The 3rd Circuit reversed, concluding that under Actavis a no-AG agreement, such as the one in question here, should be subject to antitrust scrutiny under the rule of reason analysis (as was applied) in order to determine whether a reverse payment settlement “could have an anticompetitive effect or, alternatively, whether it was reasonable compensation for litigation costs or the value of services.” As the Supreme Court explained in Actavis, unjustifiably large payments may suggest the patent holder sought to buy out the challenger to avoid the risk of competition. Applying that logic to the instant case, the 3rd Circuit concluded that no-AG agreements likely present the same concerns as cash payments. The court emphasized that an agreement not to offer an authorized generic “may be of great monetary value to . . . a first-filing generic.” For example, in Actavis the Supreme Court recognized that the 180-day exclusivity was potentially worth several hundred million dollars. Similarly, in this case, Federal Trade Commission and amici briefs suggested that the Lamictal no-AG agreement was potentially worth hundreds of millions of dollars to Teva.

The defendants argued that no-AG agreements are distinguishable from reverse payments because they are essentially exclusive licenses, expressly permitted under patent law.

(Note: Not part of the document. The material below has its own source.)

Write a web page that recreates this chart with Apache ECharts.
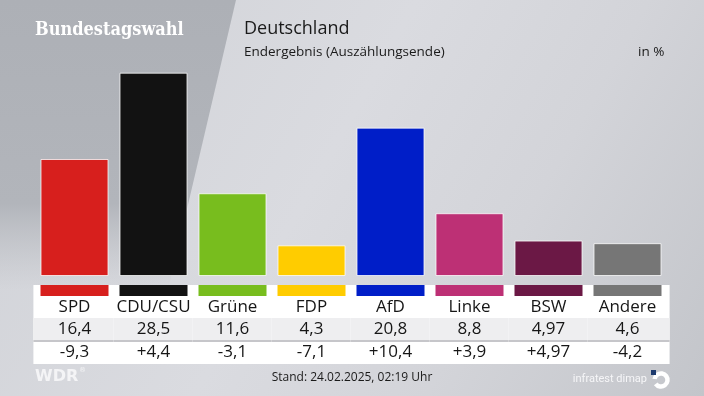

But the 3rd Circuit disagreed, emphasizing that the issue was not whether patent holders had the right to license their patents, but rather the specific terms of those licenses. The right to grant licenses did not include the “right to give a challenger a license along with a promise not to produce an authorized generic—i.e., a promise not to compete—in order to induce the challenger” to settle litigation.